On a late-summer day a new patient arrives on Sunny’s ward, a faded, irascible former ballroom-dance instructor named Julia Dey. Sunny takes it upon herself to pierce the mystery of Julia’s reserve but soon Julia’s tightly coiled anger, places her at the centre of the ward’s tangled life…
The Wild Places – Robert Macfarlane
Robert Macfarlane embarks on a series of beautifully described journeys in search of the wildness that remains in these islands. The Wild Places mixes history, memory and landscape in a strange and bewitching evocation of wildness and its importance…
Pereira Maintains – Antonio Tabucchi
In the sweltering summer of 1938 in Portugal, a country under the fascist shadow of Spain, a mysterious young man arrives at the doorstep of Dr Pereira.
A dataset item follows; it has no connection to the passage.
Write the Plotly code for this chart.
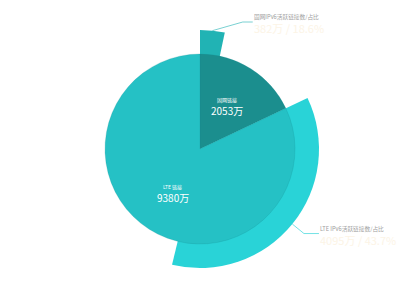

So begins an unlikely alliance that will result in a devastating act of rebellion. This is Pereira’s testimony.
The Other – David Guterson
Seattle, 1972: Neil Countryman and John William Barry, two teenage boys from very different backgrounds, are at the start of an 800m race. Their lives collide for the first time, and so begins an extraordinary friendship. As they grow older Neil follows the conventional route of the American dream, but the eccentric, fiercely intelligent John William makes radically different choices, dropping out of college and moving deep into the woods. Convinced it is the only way to live without hypocrisy, John William enlists Neil to help him disappear completely, drawing his oldest friend into a web of secrets and agonising responsibility, deceit and tragedy – one that will finally break open with an unexpected, life-altering revelation.
I Curse the River of Time – Per Petterson
It is 1989 and all over Europe Communism is crumbling. Arvid Jansen is in the throes of a divorce. At the same time, his mother is diagnosed with cancer. Over a few intense autumn days, we follow Arvid as he struggles to find a new footing in his life, while everything around him is changing at staggering speed. As he attempts to negotiate the present, he remembers holidays on the beach with his brothers, his early working life devoted to Communist ideals, courtship, and his relationship with his tough, independent mother – a relationship full of distance and unspoken pain that is central to Arvid’s life.